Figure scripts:
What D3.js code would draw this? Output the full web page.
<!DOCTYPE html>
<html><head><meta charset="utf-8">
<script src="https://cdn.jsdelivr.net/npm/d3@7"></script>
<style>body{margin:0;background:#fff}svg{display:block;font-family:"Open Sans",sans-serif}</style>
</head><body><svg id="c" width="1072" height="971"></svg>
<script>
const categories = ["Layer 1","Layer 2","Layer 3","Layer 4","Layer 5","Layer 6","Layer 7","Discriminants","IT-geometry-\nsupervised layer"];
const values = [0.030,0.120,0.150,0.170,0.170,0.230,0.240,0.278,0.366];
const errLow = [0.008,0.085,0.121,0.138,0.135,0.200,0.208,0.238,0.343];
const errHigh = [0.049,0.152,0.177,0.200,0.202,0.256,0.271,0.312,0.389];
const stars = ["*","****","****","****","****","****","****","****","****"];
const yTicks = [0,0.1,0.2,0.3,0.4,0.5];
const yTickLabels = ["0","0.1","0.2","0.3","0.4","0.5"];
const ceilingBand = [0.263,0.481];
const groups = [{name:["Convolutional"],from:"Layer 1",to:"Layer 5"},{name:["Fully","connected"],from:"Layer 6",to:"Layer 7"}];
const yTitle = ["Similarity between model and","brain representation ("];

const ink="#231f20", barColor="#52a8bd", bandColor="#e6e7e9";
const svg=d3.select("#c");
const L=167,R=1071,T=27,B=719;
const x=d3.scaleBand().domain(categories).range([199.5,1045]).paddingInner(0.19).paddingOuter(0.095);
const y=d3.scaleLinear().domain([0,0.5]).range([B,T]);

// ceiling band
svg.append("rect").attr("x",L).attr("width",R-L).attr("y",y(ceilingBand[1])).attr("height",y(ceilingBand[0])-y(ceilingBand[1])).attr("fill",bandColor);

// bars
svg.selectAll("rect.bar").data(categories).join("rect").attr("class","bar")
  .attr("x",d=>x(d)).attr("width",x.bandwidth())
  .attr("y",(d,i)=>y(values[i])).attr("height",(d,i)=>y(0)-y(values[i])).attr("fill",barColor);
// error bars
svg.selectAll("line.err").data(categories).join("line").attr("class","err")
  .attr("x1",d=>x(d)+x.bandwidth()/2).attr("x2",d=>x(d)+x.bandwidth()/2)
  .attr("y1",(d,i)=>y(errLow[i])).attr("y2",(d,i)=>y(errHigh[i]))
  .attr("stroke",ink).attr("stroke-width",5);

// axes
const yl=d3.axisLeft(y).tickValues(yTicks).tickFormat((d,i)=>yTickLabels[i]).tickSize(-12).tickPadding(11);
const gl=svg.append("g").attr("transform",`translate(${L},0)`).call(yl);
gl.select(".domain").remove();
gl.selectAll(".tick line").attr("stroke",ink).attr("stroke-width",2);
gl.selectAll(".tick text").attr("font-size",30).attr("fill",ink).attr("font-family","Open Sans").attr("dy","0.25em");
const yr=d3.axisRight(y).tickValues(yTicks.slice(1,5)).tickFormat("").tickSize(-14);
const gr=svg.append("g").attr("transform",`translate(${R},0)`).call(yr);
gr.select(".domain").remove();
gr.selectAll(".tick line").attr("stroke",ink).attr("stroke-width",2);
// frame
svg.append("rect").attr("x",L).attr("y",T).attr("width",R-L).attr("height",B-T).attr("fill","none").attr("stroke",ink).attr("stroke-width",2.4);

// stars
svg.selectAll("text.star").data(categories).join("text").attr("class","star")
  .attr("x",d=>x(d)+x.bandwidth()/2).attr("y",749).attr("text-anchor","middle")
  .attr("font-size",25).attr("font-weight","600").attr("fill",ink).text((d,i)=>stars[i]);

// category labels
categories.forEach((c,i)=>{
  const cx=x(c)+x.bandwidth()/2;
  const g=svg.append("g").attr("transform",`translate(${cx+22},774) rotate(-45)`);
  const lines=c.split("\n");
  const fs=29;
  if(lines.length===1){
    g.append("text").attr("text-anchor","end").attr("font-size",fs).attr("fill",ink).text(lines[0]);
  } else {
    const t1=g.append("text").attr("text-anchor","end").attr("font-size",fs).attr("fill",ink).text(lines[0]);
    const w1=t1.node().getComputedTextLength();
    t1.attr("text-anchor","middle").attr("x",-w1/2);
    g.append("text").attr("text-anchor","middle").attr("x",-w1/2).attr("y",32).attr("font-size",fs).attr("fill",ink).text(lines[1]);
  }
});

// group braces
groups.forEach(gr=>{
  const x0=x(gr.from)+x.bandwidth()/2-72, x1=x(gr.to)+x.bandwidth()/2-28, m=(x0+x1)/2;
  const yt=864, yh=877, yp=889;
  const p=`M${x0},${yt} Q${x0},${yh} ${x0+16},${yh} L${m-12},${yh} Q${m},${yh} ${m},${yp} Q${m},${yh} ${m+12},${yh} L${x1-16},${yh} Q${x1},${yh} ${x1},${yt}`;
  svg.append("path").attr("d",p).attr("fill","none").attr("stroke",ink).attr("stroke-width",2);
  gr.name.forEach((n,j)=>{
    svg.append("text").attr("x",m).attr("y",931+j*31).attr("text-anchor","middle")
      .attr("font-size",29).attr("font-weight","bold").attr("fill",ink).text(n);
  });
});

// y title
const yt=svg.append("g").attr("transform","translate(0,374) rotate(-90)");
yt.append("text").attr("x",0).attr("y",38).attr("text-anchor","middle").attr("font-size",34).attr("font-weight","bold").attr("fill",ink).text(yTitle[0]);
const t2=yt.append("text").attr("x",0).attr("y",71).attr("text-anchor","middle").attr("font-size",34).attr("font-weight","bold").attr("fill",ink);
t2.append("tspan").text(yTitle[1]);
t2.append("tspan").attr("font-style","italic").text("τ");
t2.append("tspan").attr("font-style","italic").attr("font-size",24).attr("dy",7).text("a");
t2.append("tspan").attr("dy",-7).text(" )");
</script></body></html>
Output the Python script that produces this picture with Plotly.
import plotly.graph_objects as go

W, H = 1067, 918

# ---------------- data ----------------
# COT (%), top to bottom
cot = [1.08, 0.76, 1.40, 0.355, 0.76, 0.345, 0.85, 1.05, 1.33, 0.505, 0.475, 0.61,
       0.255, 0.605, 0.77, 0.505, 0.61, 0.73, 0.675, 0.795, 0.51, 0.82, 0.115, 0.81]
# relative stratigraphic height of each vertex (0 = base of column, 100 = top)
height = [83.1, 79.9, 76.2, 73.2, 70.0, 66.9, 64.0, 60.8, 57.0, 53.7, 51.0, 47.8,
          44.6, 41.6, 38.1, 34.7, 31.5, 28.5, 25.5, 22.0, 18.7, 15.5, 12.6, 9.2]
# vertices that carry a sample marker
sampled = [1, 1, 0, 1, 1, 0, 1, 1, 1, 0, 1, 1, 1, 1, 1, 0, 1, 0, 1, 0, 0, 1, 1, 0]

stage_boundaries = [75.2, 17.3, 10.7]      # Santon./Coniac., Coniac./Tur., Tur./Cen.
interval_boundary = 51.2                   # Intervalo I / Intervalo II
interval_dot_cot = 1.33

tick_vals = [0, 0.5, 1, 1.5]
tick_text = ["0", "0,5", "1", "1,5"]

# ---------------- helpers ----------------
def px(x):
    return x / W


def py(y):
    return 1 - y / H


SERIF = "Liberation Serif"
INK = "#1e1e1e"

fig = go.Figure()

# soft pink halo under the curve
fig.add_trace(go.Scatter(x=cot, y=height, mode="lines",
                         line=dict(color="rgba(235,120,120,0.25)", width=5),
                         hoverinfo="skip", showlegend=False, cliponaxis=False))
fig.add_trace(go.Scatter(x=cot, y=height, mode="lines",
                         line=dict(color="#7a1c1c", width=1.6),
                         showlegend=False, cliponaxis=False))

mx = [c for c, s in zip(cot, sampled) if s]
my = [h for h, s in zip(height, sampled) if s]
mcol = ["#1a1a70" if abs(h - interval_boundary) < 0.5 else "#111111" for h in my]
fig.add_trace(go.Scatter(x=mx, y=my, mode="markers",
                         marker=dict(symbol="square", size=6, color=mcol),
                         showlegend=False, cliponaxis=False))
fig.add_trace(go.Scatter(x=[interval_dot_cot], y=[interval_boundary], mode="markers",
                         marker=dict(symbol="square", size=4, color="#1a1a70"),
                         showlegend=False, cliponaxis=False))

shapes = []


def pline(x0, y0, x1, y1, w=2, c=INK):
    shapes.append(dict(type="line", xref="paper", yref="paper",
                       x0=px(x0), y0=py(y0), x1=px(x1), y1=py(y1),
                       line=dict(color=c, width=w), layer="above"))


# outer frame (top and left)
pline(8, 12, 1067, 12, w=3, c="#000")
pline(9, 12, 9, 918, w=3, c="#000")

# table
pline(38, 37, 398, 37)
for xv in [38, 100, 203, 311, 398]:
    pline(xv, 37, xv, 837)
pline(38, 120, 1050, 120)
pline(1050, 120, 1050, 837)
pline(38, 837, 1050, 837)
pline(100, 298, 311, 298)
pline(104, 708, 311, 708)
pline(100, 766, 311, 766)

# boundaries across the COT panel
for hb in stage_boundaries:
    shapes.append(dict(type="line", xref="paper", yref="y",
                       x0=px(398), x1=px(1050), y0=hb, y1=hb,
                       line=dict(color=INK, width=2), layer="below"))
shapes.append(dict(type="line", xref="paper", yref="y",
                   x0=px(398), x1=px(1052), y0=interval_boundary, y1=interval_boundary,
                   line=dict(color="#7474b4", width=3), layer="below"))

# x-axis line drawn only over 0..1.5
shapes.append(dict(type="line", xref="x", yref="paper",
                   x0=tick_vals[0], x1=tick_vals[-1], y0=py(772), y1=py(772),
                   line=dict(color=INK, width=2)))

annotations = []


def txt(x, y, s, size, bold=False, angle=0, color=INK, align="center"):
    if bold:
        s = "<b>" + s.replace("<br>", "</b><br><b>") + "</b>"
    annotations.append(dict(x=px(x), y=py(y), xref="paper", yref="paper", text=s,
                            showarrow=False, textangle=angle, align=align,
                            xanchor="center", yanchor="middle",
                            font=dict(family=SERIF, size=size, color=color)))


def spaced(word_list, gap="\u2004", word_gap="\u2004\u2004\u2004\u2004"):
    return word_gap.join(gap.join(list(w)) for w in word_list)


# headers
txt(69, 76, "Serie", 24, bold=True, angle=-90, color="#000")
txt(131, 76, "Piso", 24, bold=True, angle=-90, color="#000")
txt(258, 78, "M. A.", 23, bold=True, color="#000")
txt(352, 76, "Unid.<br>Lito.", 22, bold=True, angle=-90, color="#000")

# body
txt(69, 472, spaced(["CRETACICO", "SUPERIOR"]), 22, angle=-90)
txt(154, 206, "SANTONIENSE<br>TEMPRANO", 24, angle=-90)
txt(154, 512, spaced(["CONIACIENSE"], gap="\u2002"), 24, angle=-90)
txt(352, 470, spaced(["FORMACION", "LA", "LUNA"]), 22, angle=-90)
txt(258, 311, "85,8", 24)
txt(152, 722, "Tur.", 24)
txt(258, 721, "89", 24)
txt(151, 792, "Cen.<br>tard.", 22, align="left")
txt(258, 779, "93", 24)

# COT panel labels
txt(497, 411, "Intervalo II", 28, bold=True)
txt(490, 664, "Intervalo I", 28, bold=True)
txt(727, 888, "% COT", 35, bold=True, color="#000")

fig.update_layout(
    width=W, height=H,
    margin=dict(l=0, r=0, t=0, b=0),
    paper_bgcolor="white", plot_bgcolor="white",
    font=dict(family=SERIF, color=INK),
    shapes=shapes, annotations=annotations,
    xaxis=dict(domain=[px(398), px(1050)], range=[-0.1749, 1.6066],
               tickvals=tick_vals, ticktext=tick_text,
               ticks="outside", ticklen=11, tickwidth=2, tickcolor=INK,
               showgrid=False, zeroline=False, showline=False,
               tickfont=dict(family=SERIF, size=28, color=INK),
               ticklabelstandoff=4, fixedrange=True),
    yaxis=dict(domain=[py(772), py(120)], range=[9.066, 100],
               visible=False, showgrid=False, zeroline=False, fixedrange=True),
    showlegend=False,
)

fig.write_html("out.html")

Short problem:
Take the line that contains "Output the Python", the line that contains "W, H = 1067, 918", and all lines between, and give them again exactly; include no other line.

Finished answer:
Output the Python script that produces this picture with Plotly.
import plotly.graph_objects as go

W, H = 1067, 918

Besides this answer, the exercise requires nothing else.